Taking another gander at that list of Senate races I plopped up there to the right, where I’ve occasionally very loosely bumped around depending on how my general absorption rate of how a race is going — ie: most likely to change parties at top of each list, and down from there…

It occurs to me that my original guess that Virginia’s race as being more likely to see the Democratic candidate win than Tennessee, which in terms of how the pundit class sees the races was the only real break from them. The Democratic Party has generally held that to win the Senate, they’d have to win that slot of five seats — a stronger likelihood as the season has gone by, hold onto all the seats they have now — which has always been a strong likelihood and more on that later — and win another seat… which they have reckoned to be Harold Ford, Jr of Tennessee.

In terms of which candidate you would rather see win the race, it’s quite clearly James Webb. Harold Ford’s line in campaigning includes pointing out that he ran against Nancy Pelosi for Democratic House Leader, to keep the party from moving too far to the left. His run was panned and mocked by the pundit class at the time, as though it was anything other than what it was: a marker to use when he decided to run for the Senate seat.

James Webb, meanwhile, had a good week without really having to do anything. George Allen is his own worst enemy, this week if nothing else pretty well establishing himself as someone who is not going to be the next president of the United States.

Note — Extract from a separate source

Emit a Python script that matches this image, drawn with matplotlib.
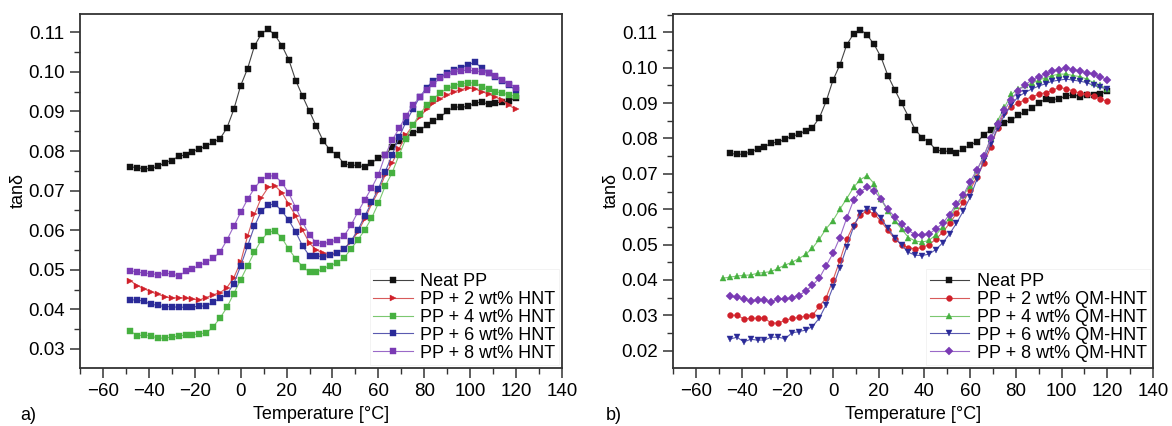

Now, then. Looking over the Democratic seats, I have to shrug. I suppose we can now treat Joseph Lieberman as an erstwhile Republican. He would then trot to the top of that list. The comment from Minnesota, always seeming to be the Republican’s top pick-up opportunity, is that “the bottom seems to have just dropped out” from under the Republican candidate’s support. I guess that almost leaves Nebraska and Ben Nelson as the most vulnerable Democrat.